Go through the listing and return every line with "draw" in it.

(begin)

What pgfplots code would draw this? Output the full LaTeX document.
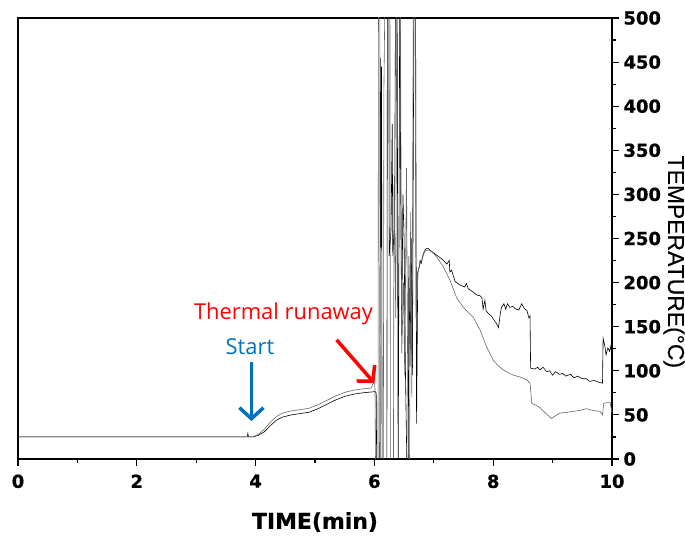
\documentclass[border=0pt]{standalone}
\usepackage{fontspec}
\setmainfont{DejaVu Sans}
\newfontfamily\boldfont{DejaVu Sans}[UprightFont=*-Bold, FakeBold=0.8]
\newfontfamily\annfont{Open Sans}
\newfontfamily\labfont{Liberation Sans}[FakeBold=0.3]
\usepackage{pgfplots}
\pgfplotsset{compat=1.18}
\usetikzlibrary{arrows.meta}
\definecolor{startblue}{RGB}{0,112,192}
\definecolor{runred}{RGB}{255,0,0}

\begin{document}
\begin{tikzpicture}
\path[use as bounding box] (-18bp,-77bp) rectangle (667bp,459bp);
\begin{axis}[
    scale only axis,
    width=594bp, height=441bp,
    xmin=0, xmax=10, ymin=0, ymax=500,
    xtick={0,2,...,10}, ytick={0,50,...,500},
    minor x tick num=1, minor y tick num=1,
    xtick pos=left, ytick pos=right, yticklabel pos=right,
    tick align=outside,
    major tick length=7bp, minor tick length=4bp,
    axis line style={line width=1.2pt},
    every tick/.style={black, line width=1.2pt},
    tick label style={font=\boldfont\fontsize{18}{18}\selectfont},
    /pgf/number format/assume math mode=true,
    xticklabel style={yshift=-5bp},
    yticklabel style={xshift=1bp},
    xlabel={TIME(min)},
    every axis x label/.style={at={(rel axis cs:0.5,0)}, anchor=center, yshift=-63bp,
        font=\boldfont\fontsize{22}{22}\selectfont},
    ylabel={TEMPERATURE(°C)},
    every axis y label/.style={at={(rel axis cs:1,0.447)}, xshift=62bp, rotate=-90, anchor=center,
        font=\labfont\fontsize{23}{23}\selectfont},
]
% series A (darker)
\addplot[black, line width=0.6pt] coordinates {
(0,25) (3.86,25) (3.87,29) (3.88,25) (3.95,25) (4.05,27) (4.15,31) (4.25,38) (4.35,44)
(4.45,47.5) (4.6,50) (4.75,51.5) (4.9,53) (5.05,57) (5.2,62) (5.35,67) (5.5,71) (5.65,73.5)
(5.8,75) (5.95,76) (6.01,76.5) (6.03,75) (6.04,-20) (6.09,-20) (6.10,455) (6.11,240)
(6.12,445) (6.13,-20) (6.21,-20) (6.22,600) (6.24,600) (6.25,230) (6.28,260) (6.30,380)
(6.31,230) (6.34,265) (6.36,600) (6.38,600) (6.40,-20) (6.41,170) (6.43,600) (6.44,330)
(6.46,140) (6.48,300) (6.50,250) (6.52,110) (6.55,-20) (6.57,-20) (6.58,230) (6.60,105)
(6.62,250) (6.64,95) (6.67,600) (6.69,600) (6.71,40) (6.73,212) (6.75,216) (6.77,225)
(6.79,222) (6.82,232) (6.86,238) (6.90,239) (6.95,236) (7.05,231) (7.15,226) (7.22,221)
(7.26,225) (7.27,212) (7.30,214) (7.36,201) (7.45,197) (7.52,195) (7.55,199) (7.58,193)
(7.65,190) (7.72,186) (7.78,185) (7.81,183) (7.83,170) (7.86,180) (7.88,168) (7.92,165)
(7.97,162) (8.02,157) (8.07,152) (8.09,149) (8.12,165) (8.14,172) (8.18,176) (8.21,170)
(8.24,176) (8.28,172) (8.33,173) (8.38,170) (8.43,169) (8.48,176) (8.52,171) (8.57,168)
(8.60,160) (8.62,162) (8.63,103) (8.70,102) (8.75,104) (8.79,101) (8.84,104) (8.90,99)
(8.95,100) (9.00,95) (9.05,99) (9.12,96) (9.17,97) (9.22,94) (9.30,96) (9.36,92)
(9.42,94) (9.50,91) (9.57,91) (9.62,88) (9.70,89) (9.78,87) (9.84,86) (9.85,137)
(9.88,128) (9.90,118) (9.93,126) (9.96,122) (9.98,128) (9.995,120) (10,215)
};
% series B (lighter)
\addplot[black!60, line width=0.6pt] coordinates {
(0,25) (3.95,25) (4.05,28) (4.15,34) (4.25,42) (4.35,48) (4.45,52) (4.6,54.5) (4.75,56)
(4.9,57.5) (5.05,61.5) (5.2,66.5) (5.35,71.5) (5.5,75.5) (5.65,78) (5.8,79.5) (5.95,80.5)
(5.97,85) (6.00,86) (6.01,80) (6.02,-20) (6.06,-20) (6.07,600) (6.09,600) (6.10,-20)
(6.15,-20) (6.16,420) (6.19,600) (6.26,600) (6.27,-20) (6.32,-20) (6.33,310) (6.36,160)
(6.38,600) (6.41,600) (6.44,480) (6.46,120) (6.49,200) (6.51,95) (6.54,330) (6.57,-20)
(6.59,-20) (6.61,280) (6.63,70) (6.66,600) (6.68,600) (6.70,160) (6.73,210) (6.76,220)
(6.80,226) (6.85,236) (6.92,237) (7.00,233) (7.08,226) (7.16,218) (7.27,203) (7.39,182)
(7.50,172) (7.58,166) (7.67,160) (7.78,146) (7.89,127) (8.00,112) (8.08,106) (8.17,101)
(8.25,98) (8.34,95) (8.45,93) (8.56,90) (8.62,86) (8.65,63) (8.72,61) (8.79,58) (8.88,52)
(8.98,46) (9.05,49) (9.12,52) (9.25,53) (9.35,54) (9.45,55) (9.57,57) (9.68,55) (9.80,54)
(9.84,50) (9.86,63) (9.92,64) (9.97,64) (10,52)
};
\node[text=startblue, font=\annfont\fontsize{22}{22}\selectfont] at (axis cs:3.906,127) {Start};
\node[text=runred, font=\annfont\fontsize{22}{22}\selectfont] at (axis cs:4.47,165) {Thermal runaway};
\draw[startblue, line width=3.5bp, -{Straight Barb[length=11bp,width=24bp,line width=3.5bp]}]
    (axis cs:3.93,110) -- (axis cs:3.93,43);
\draw[runred, line width=3.5bp, -{Straight Barb[length=11bp,width=24bp,line width=3.5bp]}]
    (axis cs:5.365,135) -- (axis cs:6.0,86);
\end{axis}
\end{tikzpicture}
\end{document}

(end)

* Solution below
What pgfplots code would draw this? Output the full LaTeX document.
\draw[startblue, line width=3.5bp, -{Straight Barb[length=11bp,width=24bp,line width=3.5bp]}]
\draw[runred, line width=3.5bp, -{Straight Barb[length=11bp,width=24bp,line width=3.5bp]}]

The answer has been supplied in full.